I recently "shared" this photo on Facebook and thinks it needs more exposure. This is what the Sacrament of Marriage is designed to look like. A man and a woman, after a period of discernment (called "betrothal") as to whether marriage is their vocation or not, present themselves to God in Church, that He might conform them to His love that they might take care of each other and lead each other to Heaven. It is not based on their emotions and desires toward each other, but rather on the love God places between them to join them together. It is not something the couple does themselves or accomplishes themselves, but rather something God does to them.
As to the picture itself, I love the canopy over the tabernacle.
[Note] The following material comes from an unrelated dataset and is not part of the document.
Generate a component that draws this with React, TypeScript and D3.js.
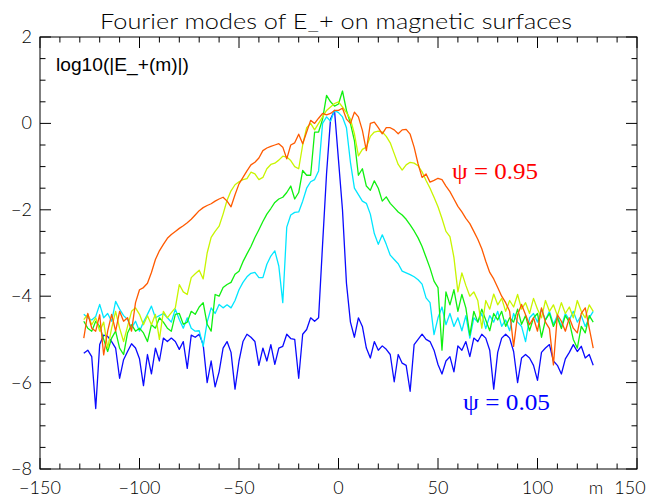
import React from 'react';
import * as d3 from 'd3';

const width = 648;
const height = 497;
const frame = { left: 40, right: 637, top: 37, bottom: 469 };

// Fourier mode numbers (every second mode)
const modes = d3.range(-128, 129, 2);

// log10(|E_+(m)|) on each surface
const psi005 = [
  -5.32, -5.25, -5.4, -6.6, -5.12, -4.9, -4.93, -5.05, -5.2, -5.9,
  -5.47, -5.28, -5.1, -5.2, -5.45, -6.07, -5.35, -5.8, -5.2, -5.5,
  -4.97, -5.05, -4.97, -5.05, -5.23, -5.05, -5.67, -4.9, -4.95, -4.88,
  -5.12, -6.0, -5.5, -6.1, -5.75, -5.2, -5.05, -5.3, -6.15, -5.5,
  -5.05, -4.88, -4.95, -5.05, -5.6, -5.2, -5.5, -5.12, -5.58, -5.2,
  -5.16, -4.88, -4.98, -5.0, -5.9, -4.88, -4.77, -4.5, -4.58, -4.5,
  -2.8, -1.16, 0.1, 0.3, -0.85, -2.0, -3.7, -4.6, -4.95, -4.5,
  -4.7, -5.2, -5.43, -5.05, -5.25, -5.15, -5.23, -5.35, -5.98, -5.35,
  -5.55, -5.6, -6.2, -5.12, -5.0, -4.88, -5.0, -5.05, -5.25, -5.58,
  -5.8, -5.5, -5.4, -5.75, -5.15, -5.25, -5.05, -5.4, -4.97, -5.05,
  -4.88, -4.97, -5.25, -6.15, -5.3, -4.97, -4.88, -4.97, -5.28, -6.0,
  -5.43, -5.35, -5.43, -5.6, -5.95, -5.3, -5.2, -5.12, -5.5, -5.6,
  -5.8, -5.45, -5.3, -5.12, -5.28, -5.16, -5.43, -5.35, -5.6,
];

const psi025 = [
  -4.42, -4.5, -4.55, -4.47, -4.19, -4.5, -4.4, -4.58, -4.12, -4.3,
  -4.45, -4.54, -4.74, -4.58, -4.81, -4.6, -4.42, -4.23, -4.5, -4.45,
  -4.4, -4.5, -4.6, -4.3, -4.54, -4.74, -4.5, -4.74, -4.81, -4.8,
  -5.16, -4.6, -4.27, -4.4, -4.19, -4.27, -4.2, -4.27, -4.1, -3.85,
  -3.68, -3.55, -3.47, -3.45, -3.57, -3.57, -3.26, -3.07, -2.95, -3.3,
  -4.15, -2.4, -2.12, -2.06, -2.05, -1.8, -1.5, -1.35, -1.3, -1.1,
  0.0, 0.15, 0.05, 0.3, 0.25, 0.15, -0.1, -0.9, -1.5, -1.65,
  -1.8, -1.85, -2.1, -2.55, -2.8, -2.58, -2.8, -3.05, -3.15, -3.25,
  -3.42, -3.46, -3.5, -3.55, -3.62, -3.72, -4.04, -4.15, -4.89, -4.5,
  -4.25, -4.66, -4.4, -4.7, -4.5, -4.8, -4.45, -4.97, -4.5, -4.6,
  -4.4, -4.75, -4.45, -4.6, -4.35, -4.7, -4.55, -4.8, -4.4, -4.6,
  -4.7, -5.05, -4.5, -4.4, -4.6, -4.3, -4.55, -4.35, -4.65, -4.45,
  -4.7, -4.4, -4.55, -4.35, -4.6, -4.45, -4.7, -4.5, -4.35,
];

const psi050 = [
  -4.58, -4.74, -4.81, -4.58, -4.7, -5.0, -5.28, -4.97, -4.81, -5.2,
  -5.35, -4.85, -4.66, -4.81, -4.74, -4.85, -5.05, -4.66, -4.74, -4.5,
  -4.6, -4.74, -4.81, -4.42, -4.4, -4.65, -4.6, -4.35, -4.42, -4.25,
  -4.15, -4.65, -4.81, -3.96, -4.0, -3.8, -3.73, -3.68, -3.49, -3.42,
  -3.2, -3.02, -2.85, -2.64, -2.46, -2.27, -2.1, -1.97, -1.83, -1.75,
  -1.71, -1.6, -1.45, -1.75, -1.6, -1.09, -1.2, -1.2, -0.2, -0.2,
  0.1, 0.65, 0.5, 0.4, 0.45, 0.75, 0.3, 0.0, -0.4, -1.2,
  -1.05, -1.45, -1.55, -1.33, -1.5, -1.8, -1.7, -1.85, -1.95, -2.05,
  -2.12, -2.22, -2.35, -2.49, -2.65, -2.85, -3.1, -3.35, -3.65, -3.8,
  -5.25, -3.9, -4.2, -3.85, -4.35, -3.96, -4.27, -4.9, -4.35, -4.6,
  -4.3, -4.55, -4.8, -4.4, -4.55, -4.35, -4.7, -4.5, -4.6, -4.3,
  -4.65, -4.45, -4.8, -4.5, -4.4, -4.95, -4.55, -4.4, -4.7, -4.5,
  -4.75, -4.45, -4.6, -5.0, -5.2, -4.7, -4.85, -4.45, -4.6,
];

const psi075 = [
  -4.54, -4.42, -4.66, -4.5, -4.81, -4.6, -5.2, -4.74, -4.35, -4.74,
  -5.05, -4.7, -4.35, -4.27, -4.42, -4.66, -4.45, -4.66, -4.42, -5.0,
  -4.35, -4.5, -4.38, -4.27, -3.73, -3.9, -3.96, -3.57, -3.48, -3.4,
  -3.6, -3.0, -2.64, -2.5, -2.38, -2.1, -1.78, -1.56, -1.42, -1.35,
  -1.3, -1.28, -1.13, -1.17, -1.3, -1.25, -1.05, -0.95, -0.92, -0.85,
  -0.76, -0.78, -0.86, -1.0, -1.05, -0.5, -0.1, 0.0, -0.15, 0.0,
  0.15, 0.3, 0.38, 0.46, 0.5, 0.38, 0.25, 0.1, -0.24, -0.75,
  -0.6, -0.55, -0.3, -0.2, -0.18, -0.2, -0.3, -0.45, -0.7, -0.95,
  -1.08, -0.96, -0.9, -0.92, -0.98, -1.12, -1.32, -1.5, -1.71, -1.93,
  -2.2, -2.5, -2.62, -3.1, -3.9, -3.46, -3.75, -4.0, -3.9, -4.1,
  -4.74, -4.1, -4.3, -3.95, -4.2, -4.05, -4.35, -4.1, -4.25, -3.96,
  -4.3, -4.15, -4.4, -4.05, -4.3, -4.5, -4.1, -4.35, -4.2, -4.45,
  -4.15, -4.4, -4.25, -4.5, -4.1, -4.35, -4.5, -4.2, -4.35,
];

const psi095 = [
  -4.97, -4.4, -4.74, -4.81, -4.43, -5.36, -4.81, -4.42, -4.81, -4.35,
  -4.58, -4.5, -4.81, -4.15, -3.85, -3.8, -3.7, -3.45, -3.15, -2.95,
  -2.8, -2.66, -2.57, -2.5, -2.43, -2.37, -2.3, -2.22, -2.12, -2.02,
  -1.95, -1.9, -1.86, -1.8, -1.75, -1.71, -1.8, -1.93, -1.65, -1.4,
  -1.25, -1.1, -0.96, -0.9, -0.8, -0.63, -0.57, -0.53, -0.5, -0.47,
  -0.55, -0.82, -0.5, -0.45, -0.25, -0.47, -0.2, 0.07, 0.0, 0.12,
  0.23, 0.2, 0.23, 0.3, 0.3, 0.35, 0.1, 0.0, 0.26, 0.15,
  -0.16, -0.63, 0.0, 0.03, -0.1, -0.24, -0.1, -0.1, -0.15, -0.24,
  -0.15, -0.14, -0.25, -0.55, -0.94, -1.25, -1.17, -1.36, -1.32, -1.27,
  -1.3, -1.45, -1.58, -1.75, -1.92, -2.05, -2.2, -2.32, -2.5, -2.68,
  -2.9, -3.19, -3.45, -3.6, -3.8, -4.0, -4.15, -4.35, -5.16, -4.43,
  -4.19, -4.43, -4.66, -4.5, -4.81, -4.27, -4.6, -4.75, -5.59, -4.43,
  -4.58, -4.81, -4.5, -4.74, -4.85, -4.4, -4.27, -4.74, -5.2,
];

// drawn in this order, outermost surface last
const curves = [
  { name: 'psi005', values: psi005, color: '#0a0aff' },
  { name: 'psi025', values: psi025, color: '#00e6ff' },
  { name: 'psi050', values: psi050, color: '#10f010' },
  { name: 'psi075', values: psi075, color: '#c8f500' },
  { name: 'psi095', values: psi095, color: '#ff5a00' },
];

const xMajor = d3.range(-150, 151, 50);
const xMinor = d3.range(-150, 151, 10);
const yMajor = d3.range(-8, 2.01, 2);
const yMinor = d3.range(-8, 2.01, 0.5);

const labelFont = 'Lato, "DejaVu Sans", sans-serif';
const minus = (v: number) => (v < 0 ? '\u2212' + Math.abs(v) : String(v));

export default function App() {
  const x = d3.scaleLinear().domain([-150, 150]).range([frame.left, frame.right]);
  const y = d3.scaleLinear().domain([-8, 2]).range([frame.bottom, frame.top]);

  const line = d3.line<number>()
    .x((d, i) => x(modes[i]))
    .y(d => y(d));

  const major = 11, minor = 5.5;

  return (
    <div>
      <style>{'body{margin:0}'}</style>
      <svg width={width} height={height} style={{ display: 'block', background: '#fff' }}>
        <text x={336} y={29} textAnchor="middle" fontFamily={labelFont} fontWeight={300}
          fontSize={21} textLength={472} lengthAdjust="spacingAndGlyphs">
          Fourier modes of E_+ on magnetic surfaces
        </text>

        {curves.map(c => (
          <path key={c.name} d={line(c.values) || ''} fill="none" stroke={c.color}
            strokeWidth={1.3} strokeLinejoin="round" />
        ))}

        <rect x={frame.left} y={frame.top} width={frame.right - frame.left}
          height={frame.bottom - frame.top} fill="none" stroke="#000" strokeWidth={1} />

        <g stroke="#000" strokeWidth={1}>
          {xMinor.map(v => {
            const len = v % 50 === 0 ? major : minor;
            return (
              <g key={'x' + v}>
                <line x1={x(v)} x2={x(v)} y1={frame.bottom} y2={frame.bottom - len} />
                <line x1={x(v)} x2={x(v)} y1={frame.top} y2={frame.top + len} />
              </g>
            );
          })}
          {yMinor.map(v => {
            const len = v % 2 === 0 ? major : minor;
            return (
              <g key={'y' + v}>
                <line x1={frame.left} x2={frame.left + len} y1={y(v)} y2={y(v)} />
                <line x1={frame.right} x2={frame.right - len} y1={y(v)} y2={y(v)} />
              </g>
            );
          })}
        </g>

        <g fontFamily={labelFont} fontWeight={300} fontSize={18} fill="#000">
          {xMajor.map(v => (
            <text key={'xl' + v} x={v === 150 ? x(v) - 7 : x(v)} y={494} textAnchor="middle">{minus(v)}</text>
          ))}
          {yMajor.map(v => (
            <text key={'yl' + v} x={32} y={y(v) + 6} textAnchor="end">{minus(v)}</text>
          ))}
          <text x={596} y={494} textAnchor="middle">m</text>
        </g>

        <text x={56} y={71} fontFamily='"Liberation Sans", Arial, sans-serif' fontSize={18}
          textLength={133} lengthAdjust="spacingAndGlyphs">log10(|E_+(m)|)</text>

        <text x={452} y={179} fill="#ff0000" fontFamily='"Liberation Serif", "Times New Roman", serif'
          fontSize={23} textLength={86} lengthAdjust="spacingAndGlyphs">ψ = 0.95</text>
        <text x={463} y={410} fill="#0000ff" fontFamily='"Liberation Serif", "Times New Roman", serif'
          fontSize={23} textLength={87} lengthAdjust="spacingAndGlyphs">ψ = 0.05</text>
      </svg>
    </div>
  );
}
It is a bit peculiar that the altar seems to be set up for Benediction instead of Mass, but oh well. I'm sure the front of the altar is very beautiful when there aren't four people and an Apparition in front of it. On Fb I commented on the windows in the picture, which teach us a good bit about the Sacrament of Marriage (teaching after all is one of the main functions of Sacred Art):
I particularly like the two stained glass windows. On the Epistle side, there is what appears to be a vine with branches. That passage is read in the Rite of Betrothal (to remind the couple that with God they can do anything, but without Him they can do nothing).
On the Gospel side, there is a dove, two tongues of fire and two chalices. The chalice is a biblical symbol of suffering, and fire a biblical symbol of love and the Holy Ghost, Who is also represented by the dove. This reminds us that Marriage is a vocation from God, and love, if genuine, is a grace of the Holy Ghost. This symbolizes love far more precisely than the tacky symbol of two rings on a cross.